A Better Definition of Having It Better

I had a conversation recently with a friend of mine who has children. She was telling me how her family had fallen on hard times and she was very upset about not being able to “give her kids the things she never had.” I’ve heard this statement a lot from many people over the years, and while I understand the sentiment and where it comes from, I can’t help but think it’s an ideal that warrants refinement. I say this not from a place of judgement but from one of observation.

For full disclosure, I have no kids of my own (nor am I ever likely to) so I do question my place to dispense any advice on the best way to raise human podlings. However, since I was once a child (and a totally bratty one at that) it’s my personal philosophy that a good parent is an anchor and the kid is the sailboat: An anchor is heavy, but not completely immobile. It keeps the sailboat from being swept away by whimsical currents that could lead it to destruction, but it also knows when to rise from the seabed and allow the craft to travel when an appropriate direction is selected. I always thought if I was a dad, I might be a little strict with my kids; the “Great Denier” who would withhold impulse purchases at the check-out or disavow frivolous procedures like throwing a new toy in the path of a crying toddler – the types of tactics so many parents use to quell their offspring.

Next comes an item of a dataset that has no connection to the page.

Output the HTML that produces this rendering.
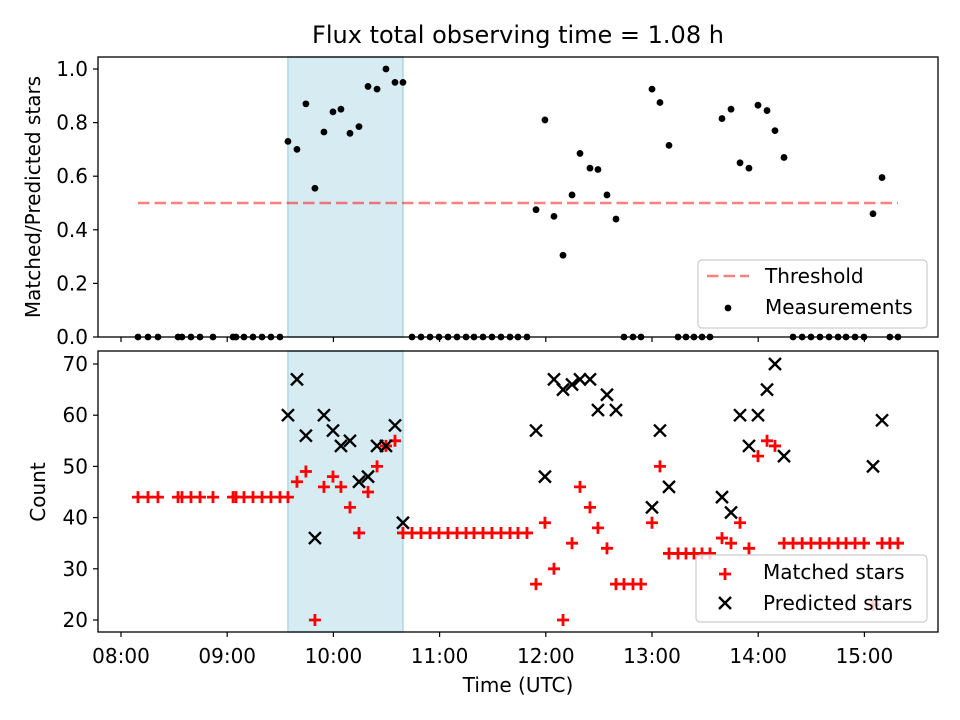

Of course, I say that but the practical application would be more like the following mental negotiation with myself: “For just 5 minutes of peace and quiet, I don’t mind buying a $20 action figure or video game.” I am guessing this is how the thought process goes for most parents. girlwithbirds

Anyway, back to my original point for writing this piece: My friend seemed to convey a disappointment in herself that she wouldn’t have the quick means to manufacture a happy mood in her children by giving them a material thing. I can only assume this approach had worked as a preventative measure for a very long time. I told her, “You know, my parents weren’t dirt poor but we weren’t rich either and from my own experiences I think what most kids want is just some kind of social engagement. They want something that inspires their imagination. They want to interact with you. I don’t think you need to have the means to buy lots of new things to give them that.” She seemed to tacitly agree but was dwelling on the upcoming storm of expectation she had already constructed – and would now have to dismantle. She seemed to fall back on that old adage “I just want my kids to have it better than I did.”

And that’s when the shit got real. I told her, “When people say things like that, I really hope they mean they want their children to have a better education, a better work ethic, a healthier body and mind. Because as far as I am concerned, more toys, more designer clothes, and more time to play video games didn’t do a damn thing for me growing up. I can’t use any of it now.”

And with the silence I got from that kind of response, I remembered my place. I remembered that I don’t have kids.

So of course, I couldn’t possibly understand.